If you want x numbers that sum to y
Sample uniformly x-1 random numbers from the range 1 to x+y-1 without replacement
Sort them
Add a zero at the beginning & x+y at the end
difference them & subtract 1 from each value
If you want to scale them as I do, then divide by y
It took me a while to realise why this works when the original approach didn't and it come down to the probability of getting a zero weight (as highlighted by Floris in his answer). To get a zero weight in the original version for all but the 1st or last weights your random numbers had to have 2 values the same but for the 1st & last ones then a random number of zero or the maximum number would result in a zero weight which is more likely.
In the revised algorithm, zero & the maximum number are not in the set of random choices & a zero weight occurs only if you select two consecutive numbers which is equally likely for every position.
I coded it up in Matlab as follows
function weights = unbiased_monkey_weights(num_simulations,num_stocks,min_increment)
scaling=1/min_increment;
sample=NaN(num_simulations,num_stocks-1);
for i=1:num_simulations
allcomb=randperm(scaling+num_stocks-1);
sample(i,:)=allcomb(1:num_stocks-1);
end
temp = [zeros(num_simulations,1),sort(sample,2),ones(num_simulations,1)*(scaling+num_stocks)];
weights = (diff(temp,[],2)-1)/scaling;
end
Obviously the loop is a bit clunky and as I'm using the 2009 version the randperm function only allows you to generate permutations of the whole set, however despite this I can run 10,000 simulations for 1,000 numbers in 5 seconds on my clunky laptop which is fast enough.

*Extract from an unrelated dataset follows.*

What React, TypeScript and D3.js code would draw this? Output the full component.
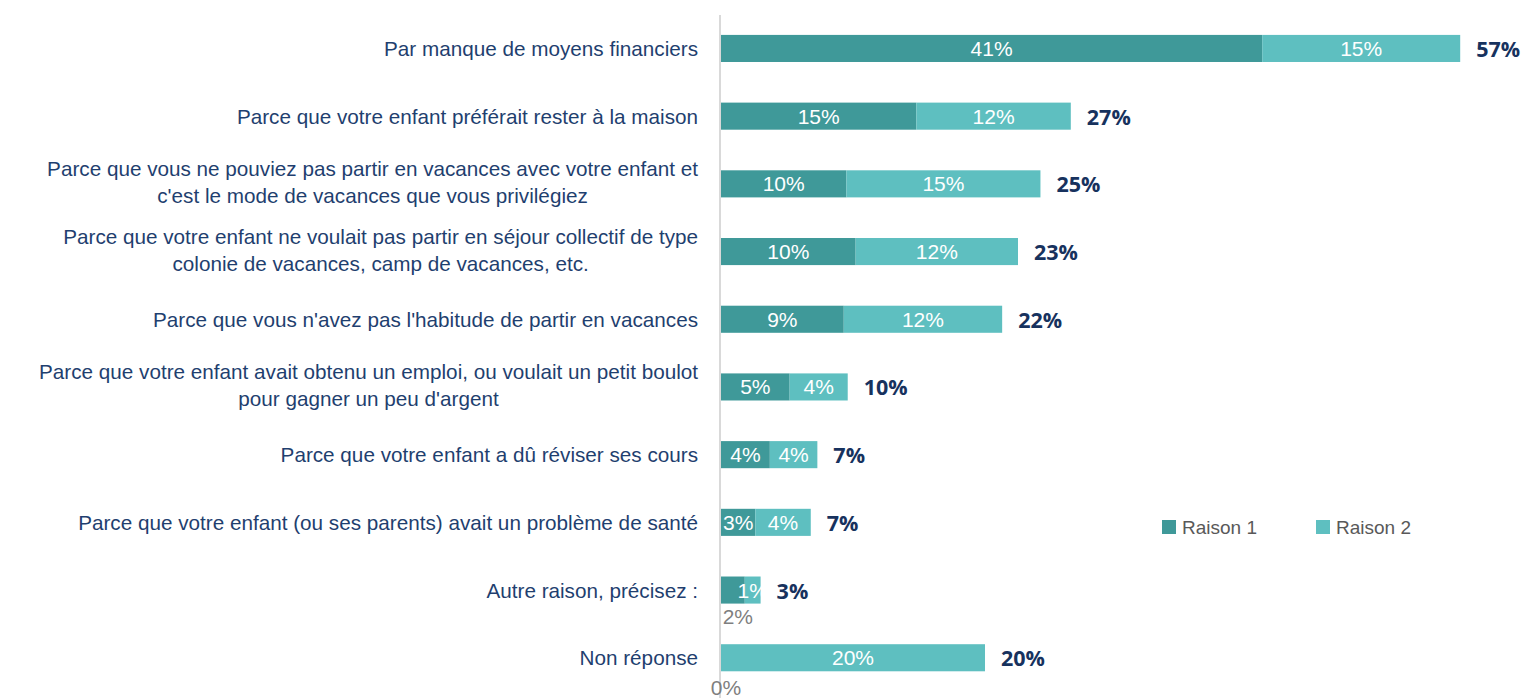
import React from "react";
import * as d3 from "d3";

const categories: string[] = [
  "Par manque de moyens financiers",
  "Parce que votre enfant préférait rester à la maison",
  "Parce que vous ne pouviez pas partir en vacances avec votre enfant et\nc'est le mode de vacances que vous privilégiez",
  "Parce que votre enfant ne voulait pas partir en séjour collectif de type\ncolonie de vacances, camp de vacances, etc.",
  "Parce que vous n'avez pas l'habitude de partir en vacances",
  "Parce que votre enfant avait obtenu un emploi, ou voulait un petit boulot\npour gagner un peu d'argent",
  "Parce que votre enfant a dû réviser ses cours",
  "Parce que votre enfant (ou ses parents) avait un problème de santé",
  "Autre raison, précisez :",
  "Non réponse",
];

const raison1: number[] = [41.0, 14.8, 9.5, 10.2, 9.3, 5.2, 3.7, 2.6, 1.8, 0];
const raison2: number[] = [15.0, 11.7, 14.7, 12.3, 12.0, 4.4, 3.6, 4.2, 1.2, 20.0];
const raison1Labels: string[] = ["41%", "15%", "10%", "10%", "9%", "5%", "4%", "3%", "2%", "0%"];
const raison2Labels: string[] = ["15%", "12%", "15%", "12%", "12%", "4%", "4%", "4%", "1%", "20%"];
const totalLabels: string[] = ["57%", "27%", "25%", "23%", "22%", "10%", "7%", "7%", "3%", "20%"];
const seriesNames: string[] = ["Raison 1", "Raison 2"];

const COLORS = ["#3F9999", "#5EBFC0"];
const LABEL_FONT = "'Liberation Sans', Arial, sans-serif";

let ctx: CanvasRenderingContext2D | null = null;
function measure(text: string, font: string): number {
  if (!ctx) {
    const c = document.createElement("canvas");
    ctx = c.getContext("2d");
  }
  if (!ctx) return text.length * 10;
  ctx.font = font;
  return ctx.measureText(text).width;
}

export default function App() {
  const W = 1524;
  const H = 698;
  const x0 = 721;
  const x = d3.scaleLinear().domain([0, 60]).range([x0, x0 + 60 * 13.2]);
  const y = d3
    .scaleBand<string>()
    .domain(categories)
    .range([14.6, 691.6])
    .paddingInner(0.6)
    .paddingOuter(0.3);
  const bw = y.bandwidth();
  const labelRight = 698;
  const maxLabelW = 688;
  const catFontSize = 20.7;
  const lineH = 27;

  return (
    <svg
      width={W}
      height={H}
      style={{ position: "absolute", left: 0, top: 0, background: "#fff" }}
      fontFamily={LABEL_FONT}
    >
      {/* axis line */}
      <line x1={720} x2={720} y1={15} y2={H} stroke="#D9D9D9" strokeWidth={2} />

      {categories.map((cat, i) => {
        const yc = (y(cat) as number) + bw / 2;
        const lines = cat.split("\n");
        const widths = lines.map((l) => measure(l, `${catFontSize}px ${LABEL_FONT}`));
        const maxW = Math.min(maxLabelW, Math.max(...widths));
        const cx = labelRight - maxW / 2;
        const startY = yc - ((lines.length - 1) * lineH) / 2 - (lines.length > 1 ? 2 : 0);
        const a = raison1[i];
        const b = raison2[i];
        const xa = x(0);
        const xb = x(a);
        const xe = x(a + b);
        return (
          <g key={i}>
            {lines.map((l, j) => (
              <text
                key={j}
                x={lines.length > 1 ? cx : labelRight}
                y={startY + j * lineH}
                textAnchor={lines.length > 1 ? "middle" : "end"}
                dominantBaseline="central"
                fontSize={catFontSize}
                fill="#1F3F6F"
                {...(widths[j] > maxLabelW
                  ? { textLength: maxLabelW, lengthAdjust: "spacingAndGlyphs" }
                  : {})}
              >
                {l}
              </text>
            ))}
            {a > 0 && (
              <rect x={xa} y={y(cat)} width={xb - xa} height={bw} fill={COLORS[0]} />
            )}
            {b > 0 && (
              <rect x={xb} y={y(cat)} width={xe - xb} height={bw} fill={COLORS[1]} />
            )}
            {a >= 2.5 ? (
              <text
                x={(xa + xb) / 2}
                y={yc}
                textAnchor="middle"
                dominantBaseline="central"
                fontSize={21}
                fill="#fff"
              >
                {raison1Labels[i]}
              </text>
            ) : (
              <text
                x={(xa + xb) / 2 + 5}
                y={yc + 26 + (a === 0 ? 4 : 0)}
                textAnchor="middle"
                dominantBaseline="central"
                fontSize={21}
                fill="#7F7F7F"
              >
                {raison1Labels[i]}
              </text>
            )}
            <text
              x={(xb + xe) / 2}
              y={yc}
              textAnchor="middle"
              dominantBaseline="central"
              fontSize={21}
              fill="#fff"
            >
              {raison2Labels[i]}
            </text>
            <text
              x={xe + 16}
              y={yc}
              dominantBaseline="central"
              fontSize={21.5}
              fontWeight="bold"
              fontFamily="'Open Sans', sans-serif"
              fill="#17325E"
            >
              {totalLabels[i]}
            </text>
          </g>
        );
      })}

      {/* legend */}
      {seriesNames.map((s, i) => (
        <g key={s} transform={`translate(${1162 + i * 154}, 520)`}>
          <rect x={0} y={0} width={14} height={14} fill={COLORS[i]} />
          <text x={20} y={7} dominantBaseline="central" fontSize={19} fill="#595959">
            {s}
          </text>
        </g>
      ))}
    </svg>
  );
}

The mean weights are now correct & as a quick test I replicated woodchips generating 3 numbers that sum to 1 with the minimum increment being 0.01% & it also look right
Thank you all for your help and I hope this solution is useful to somebody else in the future
The simple answer is to use the schemes that work well with NO minimum increment, then transform the problem. As always, be careful. Some methods do NOT yield uniform sets of numbers.
Thus, suppose I want 11 numbers that sum to 100, with a constraint of a minimum increment of 5. I would first find 11 numbers that sum to 45, with no lower bound on the samples (other than zero.) I could use a tool from the file exchange for this. Simplest is to simply sample 10 numbers in the interval [0,45]. Sort them, then find the differences.
X = diff([0,sort(rand(1,10)),1]*45);
The vector X is a sample of numbers that sums to 45. But the vector Y sums to 100, with a minimum value of 5.
Y = X + 5;
Of course, this is trivially vectorized if you wish to find multiple sets of numbers with the given constraint.